### Dataset entries
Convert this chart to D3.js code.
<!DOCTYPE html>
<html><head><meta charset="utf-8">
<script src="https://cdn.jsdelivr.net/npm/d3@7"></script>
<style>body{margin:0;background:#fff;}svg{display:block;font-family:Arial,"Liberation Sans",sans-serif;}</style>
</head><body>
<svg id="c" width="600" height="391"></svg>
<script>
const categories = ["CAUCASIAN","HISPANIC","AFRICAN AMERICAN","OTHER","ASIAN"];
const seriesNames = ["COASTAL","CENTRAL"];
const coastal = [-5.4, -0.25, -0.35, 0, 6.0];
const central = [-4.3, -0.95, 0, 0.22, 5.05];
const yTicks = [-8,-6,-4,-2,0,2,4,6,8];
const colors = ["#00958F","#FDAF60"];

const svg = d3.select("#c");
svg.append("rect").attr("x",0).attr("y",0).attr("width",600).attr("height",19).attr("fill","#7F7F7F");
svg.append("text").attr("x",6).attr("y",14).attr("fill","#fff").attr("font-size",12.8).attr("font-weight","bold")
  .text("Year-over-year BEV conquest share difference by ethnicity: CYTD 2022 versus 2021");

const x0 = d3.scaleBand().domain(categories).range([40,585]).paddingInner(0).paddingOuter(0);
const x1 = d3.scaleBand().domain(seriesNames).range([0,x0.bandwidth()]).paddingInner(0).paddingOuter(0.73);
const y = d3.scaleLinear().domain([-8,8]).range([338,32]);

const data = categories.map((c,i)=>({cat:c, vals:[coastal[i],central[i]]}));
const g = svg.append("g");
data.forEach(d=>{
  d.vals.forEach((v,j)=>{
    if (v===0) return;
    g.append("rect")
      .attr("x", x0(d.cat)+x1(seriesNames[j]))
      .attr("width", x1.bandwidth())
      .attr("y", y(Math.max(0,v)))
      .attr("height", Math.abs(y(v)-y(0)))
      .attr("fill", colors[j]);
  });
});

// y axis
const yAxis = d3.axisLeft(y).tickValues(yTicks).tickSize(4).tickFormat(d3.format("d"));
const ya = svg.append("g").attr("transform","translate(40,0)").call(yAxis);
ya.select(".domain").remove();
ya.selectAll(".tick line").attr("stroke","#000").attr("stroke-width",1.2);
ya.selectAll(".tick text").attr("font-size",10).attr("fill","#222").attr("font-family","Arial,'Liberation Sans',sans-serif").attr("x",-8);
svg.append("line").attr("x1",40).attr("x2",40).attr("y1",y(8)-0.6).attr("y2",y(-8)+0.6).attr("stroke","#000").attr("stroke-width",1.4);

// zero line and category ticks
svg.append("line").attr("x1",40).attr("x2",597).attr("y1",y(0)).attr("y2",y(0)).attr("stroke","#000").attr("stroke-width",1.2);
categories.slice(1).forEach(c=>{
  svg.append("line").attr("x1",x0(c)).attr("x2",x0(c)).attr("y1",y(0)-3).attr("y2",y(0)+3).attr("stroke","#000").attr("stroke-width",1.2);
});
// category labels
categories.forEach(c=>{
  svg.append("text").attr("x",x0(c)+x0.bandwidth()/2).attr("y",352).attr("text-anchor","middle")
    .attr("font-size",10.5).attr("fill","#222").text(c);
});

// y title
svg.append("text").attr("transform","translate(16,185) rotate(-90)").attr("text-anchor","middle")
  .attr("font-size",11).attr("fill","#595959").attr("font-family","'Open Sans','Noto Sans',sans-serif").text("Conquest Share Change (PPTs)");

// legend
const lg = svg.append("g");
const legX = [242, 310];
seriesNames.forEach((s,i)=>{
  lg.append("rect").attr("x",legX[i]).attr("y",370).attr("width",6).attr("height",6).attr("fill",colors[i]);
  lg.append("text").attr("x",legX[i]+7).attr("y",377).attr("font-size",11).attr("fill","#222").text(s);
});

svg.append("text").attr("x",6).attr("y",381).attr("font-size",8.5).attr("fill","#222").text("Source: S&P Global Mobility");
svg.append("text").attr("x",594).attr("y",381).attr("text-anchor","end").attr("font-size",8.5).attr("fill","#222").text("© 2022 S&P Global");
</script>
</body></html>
######
### Dataset entries
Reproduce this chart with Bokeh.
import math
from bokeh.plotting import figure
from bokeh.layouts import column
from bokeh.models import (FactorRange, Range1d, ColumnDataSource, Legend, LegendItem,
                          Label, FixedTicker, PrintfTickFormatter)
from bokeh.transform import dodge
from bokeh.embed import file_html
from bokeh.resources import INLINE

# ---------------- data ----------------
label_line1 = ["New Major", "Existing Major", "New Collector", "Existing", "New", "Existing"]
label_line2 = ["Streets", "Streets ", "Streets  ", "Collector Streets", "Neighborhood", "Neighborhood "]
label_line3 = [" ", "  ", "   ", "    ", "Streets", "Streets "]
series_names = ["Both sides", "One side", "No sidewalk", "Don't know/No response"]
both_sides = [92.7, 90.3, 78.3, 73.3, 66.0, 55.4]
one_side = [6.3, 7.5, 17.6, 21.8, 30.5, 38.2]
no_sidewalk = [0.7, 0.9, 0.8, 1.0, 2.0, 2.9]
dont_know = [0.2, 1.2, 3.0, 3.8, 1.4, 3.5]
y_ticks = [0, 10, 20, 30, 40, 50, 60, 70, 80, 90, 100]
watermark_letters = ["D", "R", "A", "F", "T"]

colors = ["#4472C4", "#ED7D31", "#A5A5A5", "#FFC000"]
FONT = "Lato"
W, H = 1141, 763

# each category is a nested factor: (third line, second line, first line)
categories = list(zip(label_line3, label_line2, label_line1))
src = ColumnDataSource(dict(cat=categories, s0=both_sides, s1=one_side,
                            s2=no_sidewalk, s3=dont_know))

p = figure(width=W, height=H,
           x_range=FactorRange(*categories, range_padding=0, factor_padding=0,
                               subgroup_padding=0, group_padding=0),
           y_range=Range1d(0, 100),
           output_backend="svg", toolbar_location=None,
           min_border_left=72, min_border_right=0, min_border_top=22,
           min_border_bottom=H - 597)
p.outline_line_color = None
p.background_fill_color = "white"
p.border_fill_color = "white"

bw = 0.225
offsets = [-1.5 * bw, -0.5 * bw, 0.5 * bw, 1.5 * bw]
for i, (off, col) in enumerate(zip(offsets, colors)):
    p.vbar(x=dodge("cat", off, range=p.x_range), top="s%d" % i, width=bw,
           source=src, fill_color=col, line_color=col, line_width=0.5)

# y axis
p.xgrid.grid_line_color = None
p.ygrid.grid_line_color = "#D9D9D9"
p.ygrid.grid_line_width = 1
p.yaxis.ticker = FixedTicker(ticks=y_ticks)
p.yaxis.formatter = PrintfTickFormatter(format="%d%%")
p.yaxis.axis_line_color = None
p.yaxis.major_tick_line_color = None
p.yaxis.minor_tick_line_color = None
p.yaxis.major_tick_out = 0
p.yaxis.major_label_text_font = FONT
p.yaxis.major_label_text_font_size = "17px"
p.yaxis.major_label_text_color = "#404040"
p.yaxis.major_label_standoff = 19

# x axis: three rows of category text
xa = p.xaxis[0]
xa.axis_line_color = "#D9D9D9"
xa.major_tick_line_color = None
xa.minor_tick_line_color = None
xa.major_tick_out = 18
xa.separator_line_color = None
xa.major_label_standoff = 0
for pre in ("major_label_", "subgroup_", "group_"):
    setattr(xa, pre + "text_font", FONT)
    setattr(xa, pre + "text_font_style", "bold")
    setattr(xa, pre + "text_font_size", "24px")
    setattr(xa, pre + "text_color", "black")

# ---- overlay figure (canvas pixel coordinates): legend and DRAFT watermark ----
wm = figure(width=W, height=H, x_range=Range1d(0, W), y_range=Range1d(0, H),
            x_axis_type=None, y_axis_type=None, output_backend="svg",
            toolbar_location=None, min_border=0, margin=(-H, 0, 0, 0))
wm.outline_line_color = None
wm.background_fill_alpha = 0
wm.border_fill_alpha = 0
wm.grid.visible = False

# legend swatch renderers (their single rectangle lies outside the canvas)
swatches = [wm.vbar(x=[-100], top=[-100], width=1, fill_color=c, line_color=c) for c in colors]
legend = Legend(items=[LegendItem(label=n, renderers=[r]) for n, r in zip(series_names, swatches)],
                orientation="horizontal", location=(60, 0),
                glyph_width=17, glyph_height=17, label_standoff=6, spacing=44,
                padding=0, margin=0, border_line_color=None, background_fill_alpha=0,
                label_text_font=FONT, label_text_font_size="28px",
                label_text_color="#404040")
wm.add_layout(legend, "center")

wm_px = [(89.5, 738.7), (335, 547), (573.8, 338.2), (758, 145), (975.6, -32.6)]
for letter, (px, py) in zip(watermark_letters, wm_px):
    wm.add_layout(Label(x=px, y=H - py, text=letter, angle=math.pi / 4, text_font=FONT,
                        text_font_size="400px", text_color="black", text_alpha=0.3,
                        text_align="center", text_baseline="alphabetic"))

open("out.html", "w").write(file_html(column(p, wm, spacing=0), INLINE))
######
### Dataset entries
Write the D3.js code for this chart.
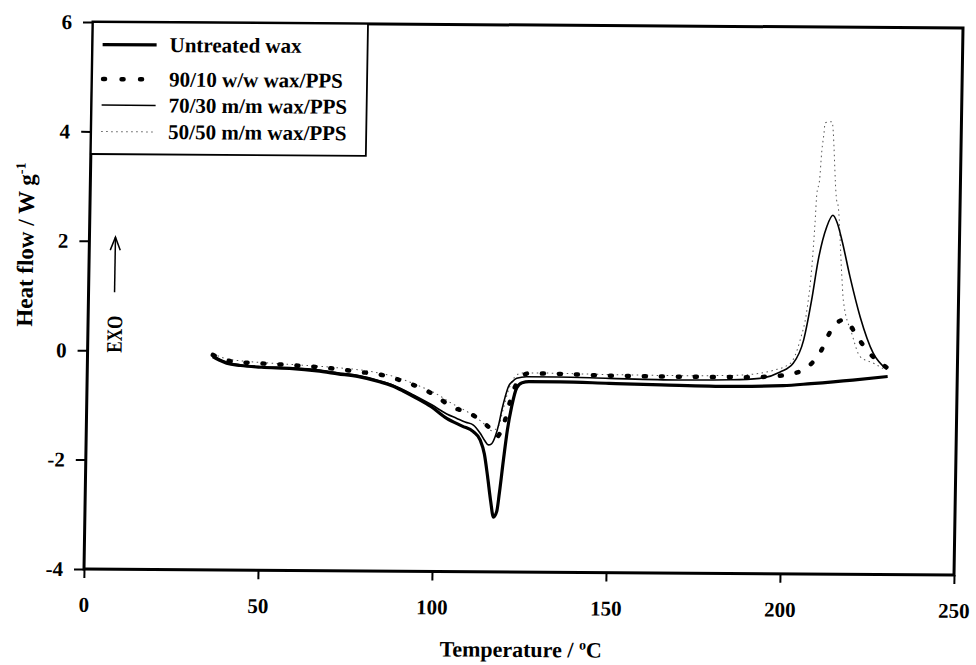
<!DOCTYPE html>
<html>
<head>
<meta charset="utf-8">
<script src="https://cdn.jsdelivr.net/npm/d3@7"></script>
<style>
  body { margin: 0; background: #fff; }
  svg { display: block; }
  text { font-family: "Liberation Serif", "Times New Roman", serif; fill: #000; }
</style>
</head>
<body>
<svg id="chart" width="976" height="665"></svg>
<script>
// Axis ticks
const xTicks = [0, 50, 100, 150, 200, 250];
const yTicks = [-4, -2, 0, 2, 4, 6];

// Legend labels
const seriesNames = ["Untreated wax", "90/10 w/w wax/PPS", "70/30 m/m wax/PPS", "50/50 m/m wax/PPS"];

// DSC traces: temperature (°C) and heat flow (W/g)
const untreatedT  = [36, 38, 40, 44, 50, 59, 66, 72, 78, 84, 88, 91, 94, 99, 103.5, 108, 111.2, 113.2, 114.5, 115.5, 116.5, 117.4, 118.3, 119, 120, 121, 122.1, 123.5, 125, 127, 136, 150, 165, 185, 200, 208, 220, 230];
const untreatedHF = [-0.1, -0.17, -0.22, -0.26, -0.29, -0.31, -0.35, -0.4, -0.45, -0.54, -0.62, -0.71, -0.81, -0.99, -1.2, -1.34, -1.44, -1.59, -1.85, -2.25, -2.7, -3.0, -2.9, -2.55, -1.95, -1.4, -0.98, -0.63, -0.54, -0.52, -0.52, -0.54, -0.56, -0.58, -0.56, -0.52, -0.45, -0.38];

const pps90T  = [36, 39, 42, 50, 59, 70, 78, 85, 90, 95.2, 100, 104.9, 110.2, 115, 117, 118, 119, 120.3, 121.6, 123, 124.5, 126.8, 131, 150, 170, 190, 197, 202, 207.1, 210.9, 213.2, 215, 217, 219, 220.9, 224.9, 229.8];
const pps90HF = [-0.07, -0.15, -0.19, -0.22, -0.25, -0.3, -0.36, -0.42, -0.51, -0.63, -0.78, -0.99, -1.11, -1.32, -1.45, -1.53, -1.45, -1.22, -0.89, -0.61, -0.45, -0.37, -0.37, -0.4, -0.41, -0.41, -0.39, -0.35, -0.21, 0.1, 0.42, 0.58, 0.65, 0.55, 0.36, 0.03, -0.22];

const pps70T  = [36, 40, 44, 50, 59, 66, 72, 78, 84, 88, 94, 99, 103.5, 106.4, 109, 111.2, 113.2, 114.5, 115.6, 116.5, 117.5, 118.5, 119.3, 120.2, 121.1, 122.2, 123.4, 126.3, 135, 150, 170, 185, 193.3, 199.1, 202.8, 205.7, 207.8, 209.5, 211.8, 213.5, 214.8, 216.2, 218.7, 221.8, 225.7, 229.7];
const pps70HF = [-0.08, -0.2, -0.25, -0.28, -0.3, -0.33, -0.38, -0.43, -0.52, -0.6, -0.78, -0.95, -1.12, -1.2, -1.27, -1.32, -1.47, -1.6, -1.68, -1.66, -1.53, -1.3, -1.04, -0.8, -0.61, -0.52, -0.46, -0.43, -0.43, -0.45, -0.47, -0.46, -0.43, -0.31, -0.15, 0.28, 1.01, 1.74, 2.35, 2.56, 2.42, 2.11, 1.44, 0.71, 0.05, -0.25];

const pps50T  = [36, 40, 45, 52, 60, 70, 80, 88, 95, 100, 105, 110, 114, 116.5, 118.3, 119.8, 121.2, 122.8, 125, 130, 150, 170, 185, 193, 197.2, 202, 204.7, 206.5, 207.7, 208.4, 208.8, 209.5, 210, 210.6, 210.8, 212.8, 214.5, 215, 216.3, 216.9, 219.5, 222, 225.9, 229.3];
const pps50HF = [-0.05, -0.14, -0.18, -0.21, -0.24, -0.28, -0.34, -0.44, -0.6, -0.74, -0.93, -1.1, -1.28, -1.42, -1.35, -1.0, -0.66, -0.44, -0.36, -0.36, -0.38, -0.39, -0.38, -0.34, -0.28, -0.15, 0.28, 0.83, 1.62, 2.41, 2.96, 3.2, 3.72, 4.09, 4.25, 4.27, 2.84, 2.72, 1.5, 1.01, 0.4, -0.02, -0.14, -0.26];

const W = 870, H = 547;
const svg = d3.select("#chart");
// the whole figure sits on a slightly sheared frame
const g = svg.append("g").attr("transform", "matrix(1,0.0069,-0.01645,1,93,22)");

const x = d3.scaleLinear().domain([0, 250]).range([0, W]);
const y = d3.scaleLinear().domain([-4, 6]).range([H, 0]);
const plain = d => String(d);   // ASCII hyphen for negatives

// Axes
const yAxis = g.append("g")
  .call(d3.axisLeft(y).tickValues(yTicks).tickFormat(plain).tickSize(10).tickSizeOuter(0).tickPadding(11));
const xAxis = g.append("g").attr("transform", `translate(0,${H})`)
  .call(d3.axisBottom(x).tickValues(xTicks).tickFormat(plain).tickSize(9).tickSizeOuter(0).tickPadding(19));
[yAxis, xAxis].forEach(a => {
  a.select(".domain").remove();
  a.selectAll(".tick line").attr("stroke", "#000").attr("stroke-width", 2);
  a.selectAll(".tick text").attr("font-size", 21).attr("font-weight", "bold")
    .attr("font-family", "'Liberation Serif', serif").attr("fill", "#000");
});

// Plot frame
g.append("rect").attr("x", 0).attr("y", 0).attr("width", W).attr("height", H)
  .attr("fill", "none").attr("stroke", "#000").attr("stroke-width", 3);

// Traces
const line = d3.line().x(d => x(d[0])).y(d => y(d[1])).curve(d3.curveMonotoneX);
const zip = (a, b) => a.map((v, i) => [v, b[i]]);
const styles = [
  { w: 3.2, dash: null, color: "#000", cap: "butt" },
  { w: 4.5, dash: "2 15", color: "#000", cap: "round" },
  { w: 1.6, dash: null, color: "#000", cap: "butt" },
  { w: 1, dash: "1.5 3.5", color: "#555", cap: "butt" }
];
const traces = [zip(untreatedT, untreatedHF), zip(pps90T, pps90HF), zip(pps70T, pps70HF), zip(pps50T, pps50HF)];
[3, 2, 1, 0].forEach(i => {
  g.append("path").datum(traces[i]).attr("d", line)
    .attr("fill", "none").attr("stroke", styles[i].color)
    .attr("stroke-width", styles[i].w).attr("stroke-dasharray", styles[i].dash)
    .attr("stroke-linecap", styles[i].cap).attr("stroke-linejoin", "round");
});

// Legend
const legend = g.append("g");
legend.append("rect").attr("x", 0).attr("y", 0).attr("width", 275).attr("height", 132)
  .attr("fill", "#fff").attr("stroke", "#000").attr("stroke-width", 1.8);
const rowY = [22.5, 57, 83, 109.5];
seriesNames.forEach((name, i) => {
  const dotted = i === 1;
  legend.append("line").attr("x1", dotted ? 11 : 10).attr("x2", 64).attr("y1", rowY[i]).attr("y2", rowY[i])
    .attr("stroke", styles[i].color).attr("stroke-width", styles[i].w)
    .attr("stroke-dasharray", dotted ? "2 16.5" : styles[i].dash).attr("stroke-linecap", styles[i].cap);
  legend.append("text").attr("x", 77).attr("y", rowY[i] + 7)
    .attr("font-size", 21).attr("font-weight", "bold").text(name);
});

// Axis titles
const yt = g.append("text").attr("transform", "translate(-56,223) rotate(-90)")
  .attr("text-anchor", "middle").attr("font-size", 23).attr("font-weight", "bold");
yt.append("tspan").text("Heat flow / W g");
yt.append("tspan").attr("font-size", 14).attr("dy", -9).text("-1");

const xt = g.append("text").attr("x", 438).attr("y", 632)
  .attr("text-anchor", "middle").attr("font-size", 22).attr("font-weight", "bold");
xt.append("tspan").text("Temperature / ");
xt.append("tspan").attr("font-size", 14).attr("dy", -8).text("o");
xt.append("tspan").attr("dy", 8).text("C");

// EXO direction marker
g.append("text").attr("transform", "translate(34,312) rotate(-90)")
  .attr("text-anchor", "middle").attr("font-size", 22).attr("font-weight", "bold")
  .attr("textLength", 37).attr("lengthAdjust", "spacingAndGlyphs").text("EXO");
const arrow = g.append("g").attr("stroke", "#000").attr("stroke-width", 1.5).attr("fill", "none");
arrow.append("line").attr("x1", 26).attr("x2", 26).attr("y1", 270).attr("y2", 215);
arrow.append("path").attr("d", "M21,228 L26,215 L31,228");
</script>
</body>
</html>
######
• **Goal**
Repeat, unchanged, every line from the one that contains "Reproduce this chart with Bokeh." to the one that contains "from bokeh.resources import INLINE", including both, and no other line.

• **Exercise solution**
Reproduce this chart with Bokeh.
import math
from bokeh.plotting import figure
from bokeh.layouts import column
from bokeh.models import (FactorRange, Range1d, ColumnDataSource, Legend, LegendItem,
                          Label, FixedTicker, PrintfTickFormatter)
from bokeh.transform import dodge
from bokeh.embed import file_html
from bokeh.resources import INLINE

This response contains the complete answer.